Records with drawing code:
· · · ·

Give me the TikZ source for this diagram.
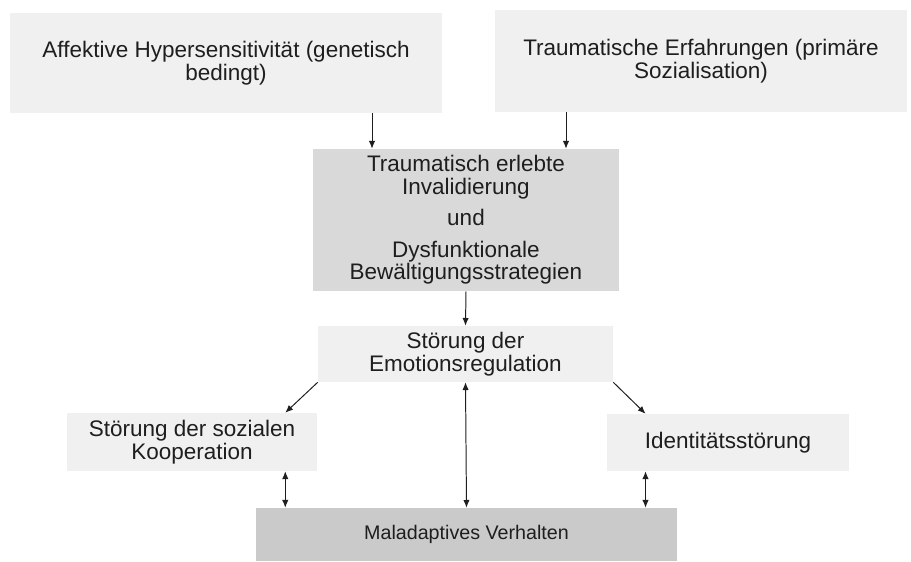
\documentclass[tikz,border=0pt]{standalone}
\usepackage{fontspec}
\setmainfont{Liberation Sans}
\usetikzlibrary{arrows.meta}
\definecolor{pale}{HTML}{F0F0F0}
\definecolor{shade}{HTML}{D9D9D9}
\definecolor{deep}{HTML}{CACACA}
\definecolor{ink}{HTML}{1E1E1E}

\begin{document}
\begin{tikzpicture}[
  every node/.style={font=\fontsize{16}{16}\selectfont,align=center,inner sep=0pt,
                     fill=pale,text=ink},
  midbox/.style={fill=shade},
  lowbox/.style={fill=deep,font=\fontsize{14}{14}\selectfont},
  link/.style={line width=0.7pt,ink},
  >={Latex[length=5.5pt,width=4.5pt]}]
\useasboundingbox (0,0) rectangle (22.775,-14.025);
\node[minimum width=10.8cm,minimum height=2.5cm] (aff) at (5.65,-1.575) {Affektive Hypersensitivität (genetisch\\bedingt)};
\node[minimum width=10.3cm,minimum height=2.55cm] (trauma) at (17.525,-1.525) {Traumatische Erfahrungen (primäre\\Sozialisation)};
\node[midbox,minimum width=7.65cm,minimum height=3.55cm] (inval) at (11.65,-5.5) {Traumatisch erlebte\\Invalidierung\\[6.5pt]und\\[6.5pt]Dysfunktionale\\Bewältigungsstrategien};
\node[minimum width=7.375cm,minimum height=1.4cm] (emo) at (11.6375,-8.85) {Störung der\\Emotionsregulation};
\node[minimum width=6.25cm,minimum height=1.45cm] (soz) at (4.8,-11.05) {Störung der sozialen\\Kooperation};
\node[minimum width=6.05cm,minimum height=1.425cm] (ident) at (18.2,-11.0625) {Identitätsstörung};
\node[lowbox,minimum width=10.525cm,minimum height=1.325cm] (mal) at (11.6625,-13.3625) {Maladaptives Verhalten};
% feet of the arrows
\coordinate (inl) at ([xshift=-2.35cm]inval.north);
\coordinate (inr) at ([xshift=2.5cm]inval.north);
\coordinate (sozr) at ([xshift=-0.8cm]soz.north east);
\coordinate (idl) at ([xshift=0.97cm]ident.north west);
\draw[->,link] (aff.south -| inl) -- (inl);
\draw[->,link] (trauma.south -| inr) -- (inr);
\draw[->,link] (inval.south) -- (emo.north);
\draw[->,link] (emo.south west) -- (sozr);
\draw[->,link] (emo.south east) -- (idl);
\draw[<->,link] (emo.south) -- (mal.north);
\draw[<->,link] (soz.south -| sozr) -- (mal.north -| sozr);
\draw[<->,link] (ident.south -| idl) -- (mal.north -| idl);
\end{tikzpicture}
\end{document}
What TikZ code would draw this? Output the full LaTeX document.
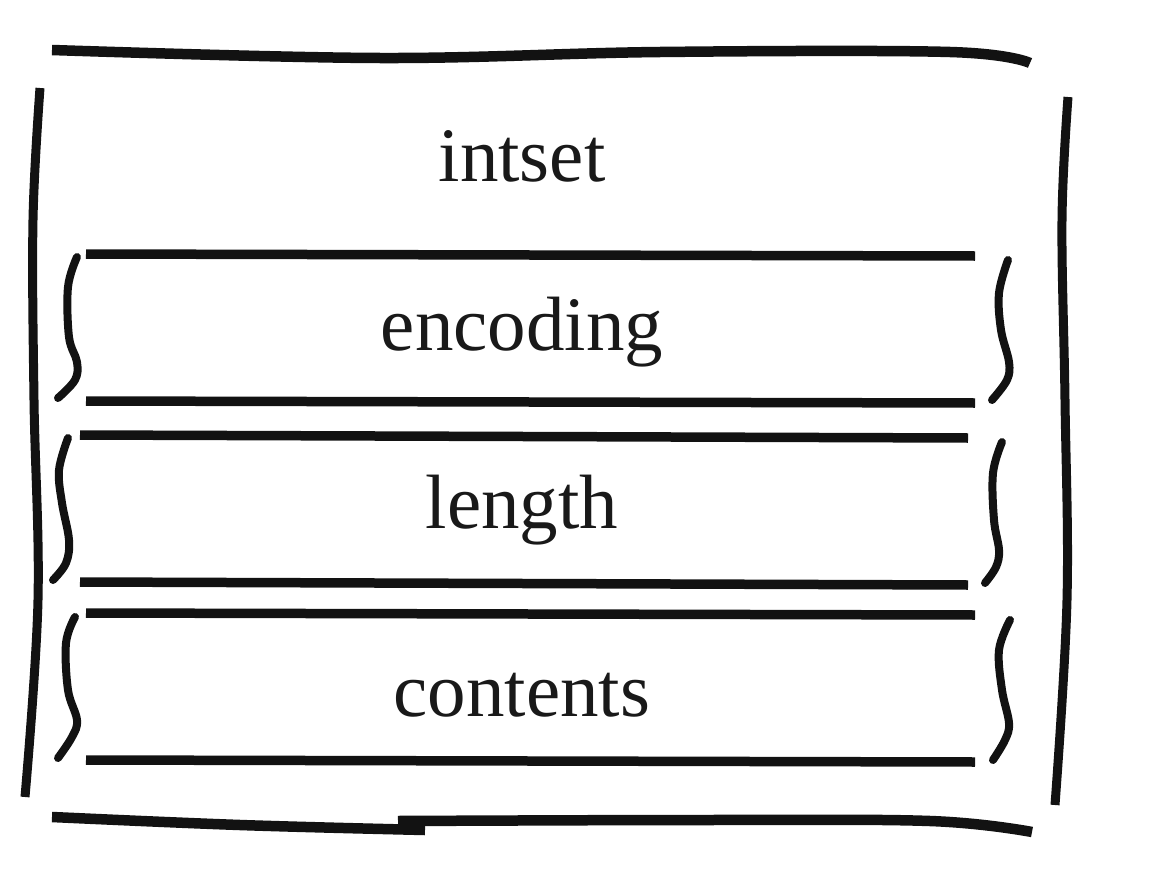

· · · ·

▶ [Your instructions] Set down all the entries exactly as they appear, but skip any pictures.

▶ [Answer to this problem]
Give me the TikZ source for this diagram.
\documentclass[tikz,border=0pt]{standalone}
\usepackage{fontspec}
\setmainfont{Liberation Sans}
\usetikzlibrary{arrows.meta}
\definecolor{pale}{HTML}{F0F0F0}
\definecolor{shade}{HTML}{D9D9D9}
\definecolor{deep}{HTML}{CACACA}
\definecolor{ink}{HTML}{1E1E1E}

\begin{document}
\begin{tikzpicture}[
  every node/.style={font=\fontsize{16}{16}\selectfont,align=center,inner sep=0pt,
                     fill=pale,text=ink},
  midbox/.style={fill=shade},
  lowbox/.style={fill=deep,font=\fontsize{14}{14}\selectfont},
  link/.style={line width=0.7pt,ink},
  >={Latex[length=5.5pt,width=4.5pt]}]
\useasboundingbox (0,0) rectangle (22.775,-14.025);
\node[minimum width=10.8cm,minimum height=2.5cm] (aff) at (5.65,-1.575) {Affektive Hypersensitivität (genetisch\\bedingt)};
\node[minimum width=10.3cm,minimum height=2.55cm] (trauma) at (17.525,-1.525) {Traumatische Erfahrungen (primäre\\Sozialisation)};
\node[midbox,minimum width=7.65cm,minimum height=3.55cm] (inval) at (11.65,-5.5) {Traumatisch erlebte\\Invalidierung\\[6.5pt]und\\[6.5pt]Dysfunktionale\\Bewältigungsstrategien};
\node[minimum width=7.375cm,minimum height=1.4cm] (emo) at (11.6375,-8.85) {Störung der\\Emotionsregulation};
\node[minimum width=6.25cm,minimum height=1.45cm] (soz) at (4.8,-11.05) {Störung der sozialen\\Kooperation};
\node[minimum width=6.05cm,minimum height=1.425cm] (ident) at (18.2,-11.0625) {Identitätsstörung};
\node[lowbox,minimum width=10.525cm,minimum height=1.325cm] (mal) at (11.6625,-13.3625) {Maladaptives Verhalten};
% feet of the arrows
\coordinate (inl) at ([xshift=-2.35cm]inval.north);
\coordinate (inr) at ([xshift=2.5cm]inval.north);
\coordinate (sozr) at ([xshift=-0.8cm]soz.north east);
\coordinate (idl) at ([xshift=0.97cm]ident.north west);
\draw[->,link] (aff.south -| inl) -- (inl);
\draw[->,link] (trauma.south -| inr) -- (inr);
\draw[->,link] (inval.south) -- (emo.north);
\draw[->,link] (emo.south west) -- (sozr);
\draw[->,link] (emo.south east) -- (idl);
\draw[<->,link] (emo.south) -- (mal.north);
\draw[<->,link] (soz.south -| sozr) -- (mal.north -| sozr);
\draw[<->,link] (ident.south -| idl) -- (mal.north -| idl);
\end{tikzpicture}
\end{document}
What TikZ code would draw this? Output the full LaTeX document.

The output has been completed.